Hong Kong lawmakers are reportedly calling on the government to tightly regulate cryptocurrencies. Why? Partly because its unregulated, partly because of the potential losses, and partly because its…trendy to do so?
“Bitcoin and many digital currencies are not regulated,” said Christopher Cheung Wah-fung, a Hong Kong legislator for the financial services sector. “They are not regulated by the government nor any regulators, but many people are trading them. This is somewhat worrying.”
Cheung said mainland Chinese authorities have cracked down while many other countries have also tightened regulations. He called on the Hong Kong government to follow the international trend.
To be fair with Cheung, cryptocurrencies are pretty unregulated in the former colony.
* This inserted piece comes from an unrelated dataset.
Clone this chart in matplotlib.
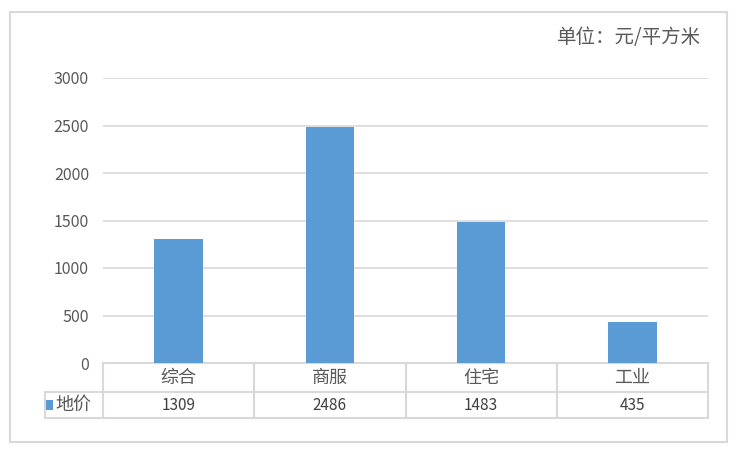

Compared to South Korea, China, Japan, and some Western countries, Hong Kong has been comically lax on crypto trading. It wags a finger at it and warns of its ills every now and then, but never really does much to curtail it. That said, cryptocurrencies aren’t as embedded in Hong Kong as they are in South Korea, and neither is it an evil capital flight tool there as it is in the mainland. Plus, the former colony–which purportedly lags in the global fintech race–stands to gain some in turning itself into a crypto oasis, so it may not be that big of a problem.
At least one other lawmaker seems to be thinking along the same lines:
…lawmaker for the IT sector, Charles Mok, said the government should not introduce regulation on digital currencies too quickly.
“So far we do not see many problems with bitcoin or other digital currencies in Hong Kong,” Mok said. “Yes, the price of bitcoin may fluctuate substantially this year, but then as long as investors understand the risks, that would not be a big problem. The government and regulators should not overreact.”